Héloïse’s mother informs Marianne that she must pretend to be a companion for walks. On these walks she can study Héloïse and that is how she’ll paint the portrait.
Marianne studies and she paints, falling in love as an act of creation. Every glance thrills her as an artist, overwhelms her as a potential lover, and pains her as a spy.
It would be an injustice to reveal any more details, to describe scenes or moments, to explain the exact way that everything feels just a little too short, always fleeting, until we settle. There are films that shouldn’t be spoiled because of plot twists, and there are films that shouldn’t be spoiled because the specificity of the images cannot be articulated apart from cinema.
I will not reduce actors Noémie Merlant and Adèle Haenel to adjectives. To say they are good or great or brilliant is insufficient. Sciamma’s attempt to capture without controlling allows for their performances to feel accomplished in a way that’s separate from the viewer. They are each other’s only audience.
Like so many men before her, Sciamma has created a tribute to a woman she once loved. (She and Haenel were together in real life for years.) Yet, she interrogates this gaze, always questioning her position as author, always questioning the subjectivity of her subject, or who her subject even is, or if she is even the one with the subject.
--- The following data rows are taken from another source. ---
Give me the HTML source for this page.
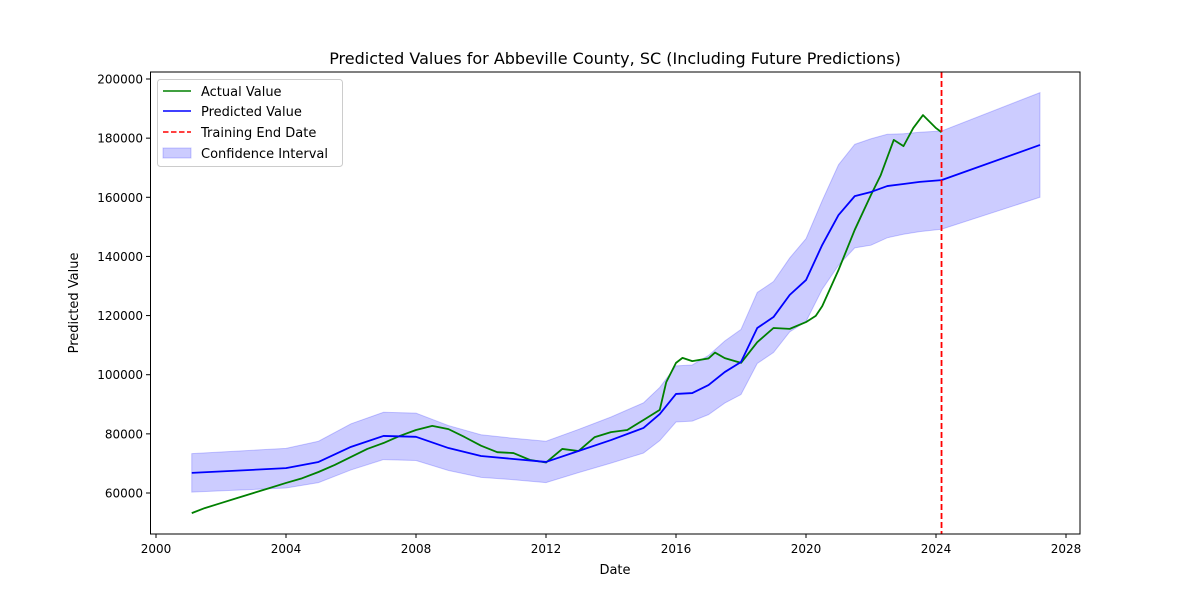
<!DOCTYPE html>
<html><head><meta charset="utf-8"><style>
body{margin:0;background:#fff;}
svg{font-family:"DejaVu Sans","Liberation Sans",sans-serif;}
</style></head><body>
<svg id="chart" width="1200" height="600" viewBox="0 0 1200 600">
<text x="615" y="64" text-anchor="middle" font-size="16">Predicted Values for Abbeville County, SC (Including Future Predictions)</text>
<g id="plot"></g>
<rect x="150.5" y="72" width="929.5" height="462" fill="none" stroke="#000" stroke-width="1"/>
<text x="615" y="574" text-anchor="middle" font-size="13">Date</text>
<text x="0" y="0" transform="translate(78,303) rotate(-90)" text-anchor="middle" font-size="13">Predicted Value</text>
<g>
<rect x="157.5" y="79.5" width="185" height="87" rx="3" fill="#fff" fill-opacity="0.8" stroke="#ccc"/>
<line x1="163" y1="91" x2="191" y2="91" stroke="green" stroke-width="1.5"/>
<text x="201" y="96" font-size="13">Actual Value</text>
<line x1="163" y1="111" x2="191" y2="111" stroke="blue" stroke-width="1.5"/>
<text x="201" y="116" font-size="13">Predicted Value</text>
<line x1="163" y1="132" x2="191" y2="132" stroke="red" stroke-width="1.5" stroke-dasharray="5.5,2.5"/>
<text x="201" y="137" font-size="13">Training End Date</text>
<rect x="163" y="148" width="28" height="10" fill="#0000ff" fill-opacity="0.2" stroke="#0000ff" stroke-opacity="0.2"/>
<text x="201" y="158" font-size="13">Confidence Interval</text>
</g>
</svg>
<script>
const actualDates=[2001.1,2001.5,2002,2002.5,2003,2003.5,2004,2004.5,2005,2005.5,2006,2006.5,2007,2007.5,2008,2008.5,2009,2009.5,2010,2010.5,2011,2011.5,2012,2012.5,2013,2013.5,2014,2014.5,2015,2015.5,2015.7,2016,2016.2,2016.5,2017,2017.2,2017.5,2018,2018.5,2019,2019.5,2020,2020.3,2020.5,2021,2021.5,2022,2022.3,2022.7,2023,2023.3,2023.6,2024,2024.17];
const actualValues=[53200,54900,56600,58300,60000,61700,63400,65000,67100,69500,72200,74900,76900,79300,81300,82700,81600,78900,76000,73800,73500,71200,70300,74900,74200,78900,80600,81300,84700,88100,97500,104000,105700,104600,105500,107500,105600,104000,111000,115800,115500,117800,119900,123200,135400,149000,160800,167500,179400,177300,183400,187800,183400,182000];
const predDates=[2001.1,2004,2005,2006,2007,2008,2009,2010,2011,2012,2013,2014,2015,2015.5,2016,2016.5,2017,2017.5,2018,2018.5,2019,2019.5,2020,2020.5,2021,2021.5,2022,2022.5,2023,2023.5,2024.17,2027.2];
const predValues=[66800,68400,70500,75600,79300,79000,75200,72500,71500,70500,74200,77900,82000,86700,93500,93800,96500,100900,104300,115800,119500,127000,132000,143900,154000,160400,161800,163800,164500,165200,165800,177700];
const ciHalf=[6500,6700,7000,7800,8000,8000,7600,7200,7000,7000,7300,7800,8500,9000,9500,9500,10000,10500,11000,12000,12000,12500,14000,15000,17000,17500,18000,17500,17000,16800,16600,17700];
const xTicks=[2000,2004,2008,2012,2016,2020,2024,2028];
const yTicks=[60000,80000,100000,120000,140000,160000,180000,200000];
const trainEnd=2024.17;
const X=d=>156+(d-2000)*32.5;
const Y=v=>493-(v-60000)*414/140000;
const NS="http://www.w3.org/2000/svg";
const g=document.getElementById('plot');
function mk(t,a){const e=document.createElementNS(NS,t);for(const k in a)e.setAttribute(k,a[k]);g.appendChild(e);return e;}
let up=predDates.map((d,i)=>X(d)+','+Y(predValues[i]+ciHalf[i]));
let lo=predDates.map((d,i)=>X(d)+','+Y(predValues[i]-ciHalf[i])).reverse();
const band=mk('polygon',{points:up.concat(lo).join(' '),fill:'#0000ff','fill-opacity':0.2,stroke:'#0000ff','stroke-opacity':0.2});


const al=mk('polyline',{points:actualDates.map((d,i)=>X(d)+','+Y(actualValues[i])).join(' '),fill:'none',stroke:'green','stroke-width':1.8,'stroke-linejoin':'round'});


const pl=mk('polyline',{points:predDates.map((d,i)=>X(d)+','+Y(predValues[i])).join(' '),fill:'none',stroke:'blue','stroke-width':1.8,'stroke-linejoin':'round'});


const rl=mk('line',{x1:X(trainEnd),x2:X(trainEnd),y1:72,y2:534,stroke:'red','stroke-width':1.8,'stroke-dasharray':'6,3'});


xTicks.forEach(t=>{
 const l=mk('line',{x1:X(t),x2:X(t),y1:534,y2:538,stroke:'#000'});
 
 
 const tx=mk('text',{x:X(t),y:553,'text-anchor':'middle','font-size':12});tx.textContent=t;
 
 
});
yTicks.forEach(t=>{
 const l=mk('line',{x1:146,x2:150.5,y1:Y(t),y2:Y(t),stroke:'#000'});
 
 
 const tx=mk('text',{x:143,y:Y(t)+4.5,'text-anchor':'end','font-size':12});tx.textContent=t;
 
 
});
</script>
</body></html>
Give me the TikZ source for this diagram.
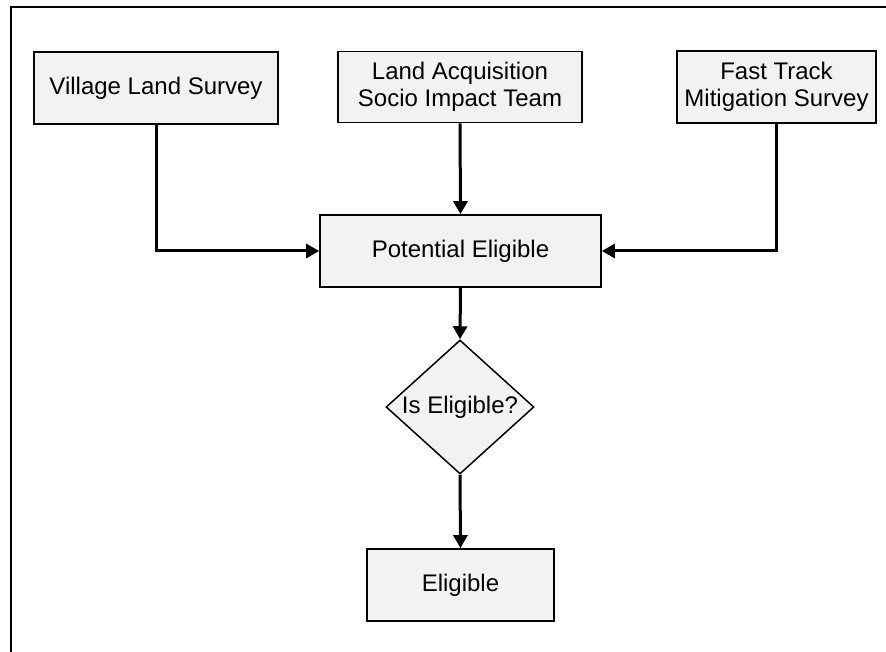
\documentclass[tikz,border=0pt]{standalone}
\usepackage{fontspec}
\setmainfont{Liberation Sans}
\usetikzlibrary{shapes.geometric,arrows.meta}
\definecolor{boxfill}{HTML}{F2F2F2}
\begin{document}
\begin{tikzpicture}[x=1pt,y=-1pt,
  font=\fontsize{24pt}{27.5pt}\selectfont,
  box/.style={draw=black,line width=1.7pt,fill=boxfill,rectangle,inner sep=0pt,
    minimum height=72pt,align=center},
  dec/.style={draw=black,line width=1.5pt,fill=boxfill,diamond,inner sep=0pt,
    aspect=1.1,minimum width=148pt,minimum height=134pt},
  conn/.style={line width=3pt,-{Triangle[length=13pt,width=14pt]}},
  frame/.style={line width=2.6pt}]
\useasboundingbox (0,0) rectangle (886,652);
\draw[frame] (11,652) -- (11,7) -- (886,7);
\node[box,minimum width=244pt] (vls) at (156,88) {Village Land Survey};
\node[box,minimum width=244pt,minimum height=71pt] (lat) at (460,87) {Land Acquisition\\Socio Impact Team};
\node[box,minimum width=199pt] (fts) at (776.5,87) {Fast Track\\Mitigation Survey};
\node[box,minimum width=281pt] (pe) at (460.5,251) {Potential Eligible};
\node[dec] (dia) at (460,407) {Is Eligible?};
\node[box,minimum width=187pt] (el) at (460.5,585) {Eligible};
\draw[conn] (vls.south) |- (pe.west);
\draw[conn] (lat.south) -- (pe.north);
\draw[conn] (fts.south) |- (pe.east);
\draw[conn] (pe.south) -- (dia.north);
\draw[conn] (dia.south) -- (el.north);
\end{tikzpicture}
\end{document}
There is another element to the story, separate from the art, separate from the romance. There is a young maid who is innocent and knowing, who needs help, and affection. It’s as if Sciamma is insisting that the love between women is vast, sexual and platonic and both, romantic and familial and both. There can be a sisterhood, not for all women, but for those who choose it over the easy comforts of patriarchy. We can support each other, care for each other, love each other. We can sing. We can catch on fire. We can protect one another when the fire starts to consume.
“Do all lovers feel like they’ve invented something?” Héloïse asks Marianne between breaths.
The invention of lesbian cinema is a project as old as cinema itself. But every once in a while there is a work of art so specific, so complex, so new in its oldness and old in its newness, that it moves the craft, our craft, to another level of seeing.
Portrait of a Lady on Fire is one such work of art. Watch it, savor it, live within it. Live within yourself and another. Push beyond it. See, create, exist. Love.
Portrait of a Lady on Fire opens in select cinemas on December 6th.